Mayor Landrieu proposes French Quarter quarter-cent tax to pay for State Police presence


Mayor Mitch Landrieu and businessman Sidney Torres. - JEANIE RIESS
  • Mayor Mitch Landrieu and businessman Sidney Torres.

At a press conference in front of the New Orleans Police Department's 8th District Command Center in the French Quarter this afternoon, Mayor Mitch Landrieu, flanked by New Orleans Police Department (NOPD) Chief Michael Harrison, a dozen local and state lawmakers and members of the business and tourism community, proposed a quarter-cent tax hike within the boundaries of the French Quarter to keep Louisiana State Troopers in the French Quarter to prevent crime. 

Landrieu billed the tax as a sustainable revenue source to pay for a permanent State Police presence in the French Quarter, though it would have to be approved by the New Orleans City Council and voters would decide whether or not to impose the tax in an October 2015 election. With 9 million people visiting the French Quarter each year, Landrieu said a quarter of every cent spent there would total $2 million annually. 
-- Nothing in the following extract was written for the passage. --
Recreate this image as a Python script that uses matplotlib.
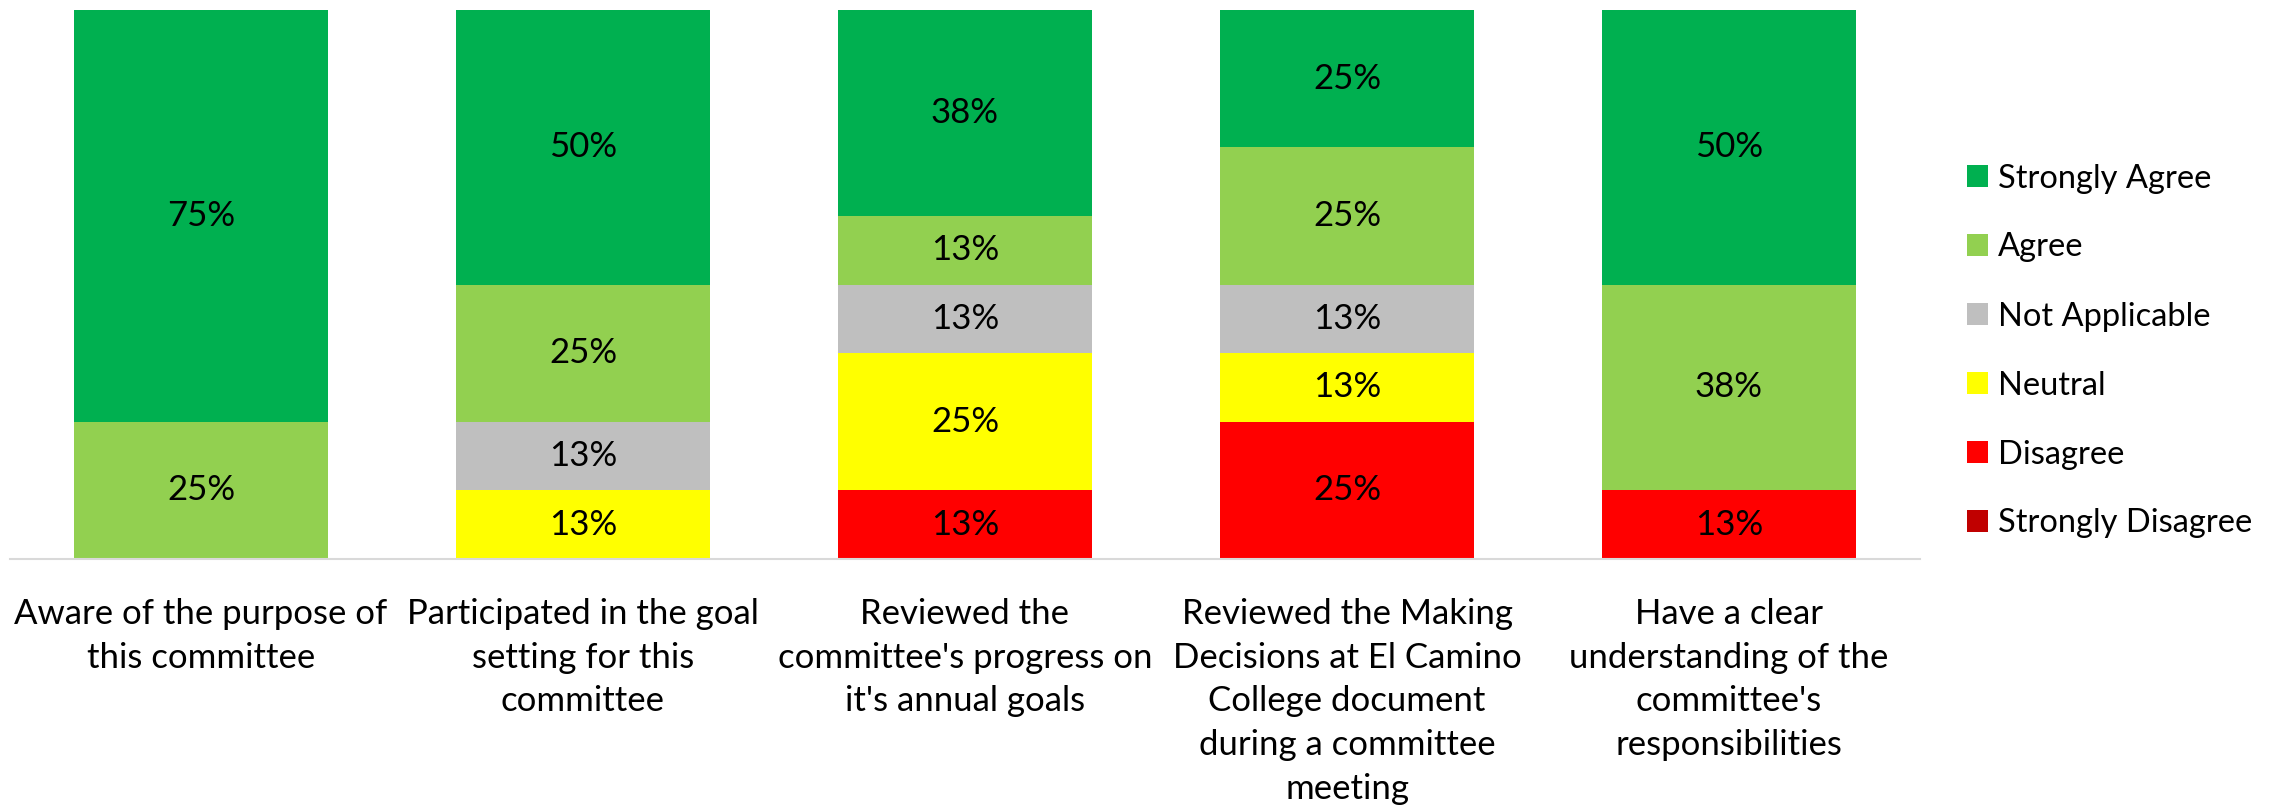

The press conference followed a violent weekend in the city's tourism hot spot, which saw a shooting death at Bourbon and Conti streets and an aggravated rape in the 200 block of Bourbon. Other violent crimes included two cases of simple battery in the 500 and 700 blocks of Bourbon Street and a case of aggravated robbery in the 900 block of St. Louis Street. All five crimes took place in the nightlife- and tourist-heavy Upper Quarter.
District C Councilwoman Nadine Ramsey, whose district includes the French Quarter, said that "crime is one of the most difficult issues we've faced" and lauded the proposed revenue source, which she plans to introduce at Thursday's regular council meeting. State Rep. Helena Moreno, D-New Orleans, also praised the effort, as did representatives from the French Quarter Business Association, the Vieux Carre Commission, the French Quarter Business League and other organizations.
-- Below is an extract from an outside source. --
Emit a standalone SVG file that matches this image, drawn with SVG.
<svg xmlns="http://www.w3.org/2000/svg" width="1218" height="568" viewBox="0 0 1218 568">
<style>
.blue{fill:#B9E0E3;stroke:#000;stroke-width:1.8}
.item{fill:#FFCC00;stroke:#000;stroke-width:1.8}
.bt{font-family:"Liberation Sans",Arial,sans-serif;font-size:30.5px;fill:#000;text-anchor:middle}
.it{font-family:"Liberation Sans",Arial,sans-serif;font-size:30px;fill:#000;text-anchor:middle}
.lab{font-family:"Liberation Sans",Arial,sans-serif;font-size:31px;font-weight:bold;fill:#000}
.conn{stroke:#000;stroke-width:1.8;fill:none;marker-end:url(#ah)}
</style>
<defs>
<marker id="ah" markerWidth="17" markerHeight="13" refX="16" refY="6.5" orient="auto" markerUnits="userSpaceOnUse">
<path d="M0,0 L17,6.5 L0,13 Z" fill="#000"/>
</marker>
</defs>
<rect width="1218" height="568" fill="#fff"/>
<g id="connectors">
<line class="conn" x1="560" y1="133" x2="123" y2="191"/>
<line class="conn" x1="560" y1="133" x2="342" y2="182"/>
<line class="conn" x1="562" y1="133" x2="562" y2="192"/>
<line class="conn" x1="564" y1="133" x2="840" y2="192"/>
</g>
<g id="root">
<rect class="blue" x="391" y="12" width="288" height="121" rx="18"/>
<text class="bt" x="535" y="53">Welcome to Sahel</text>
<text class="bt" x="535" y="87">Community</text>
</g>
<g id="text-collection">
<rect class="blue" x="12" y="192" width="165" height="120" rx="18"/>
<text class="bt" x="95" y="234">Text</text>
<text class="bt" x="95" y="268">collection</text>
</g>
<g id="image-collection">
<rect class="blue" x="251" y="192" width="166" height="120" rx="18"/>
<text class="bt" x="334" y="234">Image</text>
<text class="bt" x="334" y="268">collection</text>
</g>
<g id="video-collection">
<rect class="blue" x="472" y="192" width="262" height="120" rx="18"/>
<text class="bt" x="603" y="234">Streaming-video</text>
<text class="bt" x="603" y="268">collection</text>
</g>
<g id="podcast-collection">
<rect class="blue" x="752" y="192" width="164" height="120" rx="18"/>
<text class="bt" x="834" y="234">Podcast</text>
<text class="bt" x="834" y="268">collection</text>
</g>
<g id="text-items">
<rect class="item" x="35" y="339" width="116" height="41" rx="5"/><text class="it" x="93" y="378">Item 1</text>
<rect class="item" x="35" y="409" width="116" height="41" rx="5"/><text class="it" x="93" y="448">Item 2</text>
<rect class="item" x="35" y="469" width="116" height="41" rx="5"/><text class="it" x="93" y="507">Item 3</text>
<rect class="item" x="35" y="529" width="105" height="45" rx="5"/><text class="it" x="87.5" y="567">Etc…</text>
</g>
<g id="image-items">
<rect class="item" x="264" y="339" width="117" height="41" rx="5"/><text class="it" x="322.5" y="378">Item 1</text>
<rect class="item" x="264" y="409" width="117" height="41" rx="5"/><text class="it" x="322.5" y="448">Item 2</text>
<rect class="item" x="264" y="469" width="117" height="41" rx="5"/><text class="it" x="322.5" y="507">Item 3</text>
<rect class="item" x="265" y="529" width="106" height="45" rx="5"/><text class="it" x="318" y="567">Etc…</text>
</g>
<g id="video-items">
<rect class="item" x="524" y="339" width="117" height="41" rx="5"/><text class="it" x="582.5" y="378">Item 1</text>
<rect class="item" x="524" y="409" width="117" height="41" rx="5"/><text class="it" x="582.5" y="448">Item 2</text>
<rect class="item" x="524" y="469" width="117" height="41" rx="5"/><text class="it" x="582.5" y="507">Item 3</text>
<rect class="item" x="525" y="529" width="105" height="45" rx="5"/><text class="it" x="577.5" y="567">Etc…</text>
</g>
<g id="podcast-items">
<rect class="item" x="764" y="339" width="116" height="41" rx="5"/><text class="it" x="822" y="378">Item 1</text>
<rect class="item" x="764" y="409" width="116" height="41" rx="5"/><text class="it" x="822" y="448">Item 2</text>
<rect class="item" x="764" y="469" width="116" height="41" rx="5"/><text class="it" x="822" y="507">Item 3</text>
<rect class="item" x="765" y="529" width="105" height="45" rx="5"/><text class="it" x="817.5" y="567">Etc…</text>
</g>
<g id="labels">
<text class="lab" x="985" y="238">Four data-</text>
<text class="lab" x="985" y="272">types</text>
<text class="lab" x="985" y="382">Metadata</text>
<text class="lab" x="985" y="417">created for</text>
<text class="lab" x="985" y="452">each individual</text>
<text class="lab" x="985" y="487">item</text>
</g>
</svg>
Short term, the mayor announced plans to assign a portion of the NOPD's Violent Crime Task Force to the 8th District, and assign reserve officers to the district's blue light patrols. Landrieu also said the department would quicken the Vieux Carre Commission's application for security camera permits in addition to doubling overtime pay for hot spot and community policing. 

The New Orleans Convention and Visitor's Bureau and the Ernest N. Morial Convention Center have agreed to fund $2.5 million of overtime spend for the state police to patrol the French Quarter through the end of the year. Melvin Rodrigue, CEO of Galatoire's Restaurant and Chairman of the Board of the Convention Center, told Gambit those officers were installed last week. 

The mayor also said that individual businesses and hotels will continue to pay for NOPD details. 

In his remarks, Harrison added that 28 new officers will graduate from the NOPD's police academy this summer. 

Harrison also thanked local businessman Sidney Torres. Following a television commercial in which Torres criticized the mayor's approach to fighting crime, Torres unveiled an app that lets citizens report crimes right to the NOPD from their smartphones, and has paid for three NOPD detail officers to patrol the quarter out of his own pocket. Torres' company, SDT Productions, has also partnered with the city and the French Quarter Management District to provide a Polaris ATV vehicle patrol of the Quarter. 

Landrieu told Gambit that Torres worked with the city to create the app. When asked if the city had similar technology in the works, Landrieu aide Ryan Berni stepped in and said that the idea had been "floated around." 

The Fraternal Order of Police (FOP) — frequent critics of the Landrieu Administration — quickly responded to the mayor's comments with a press release calling the tax proposal "another insult to NOPD." Donovan Livaccari, an FOP attorney, said in the press release that "Augmenting the NOPD's police presence in only one district at an additional cost to the taxpayers is just bad policy."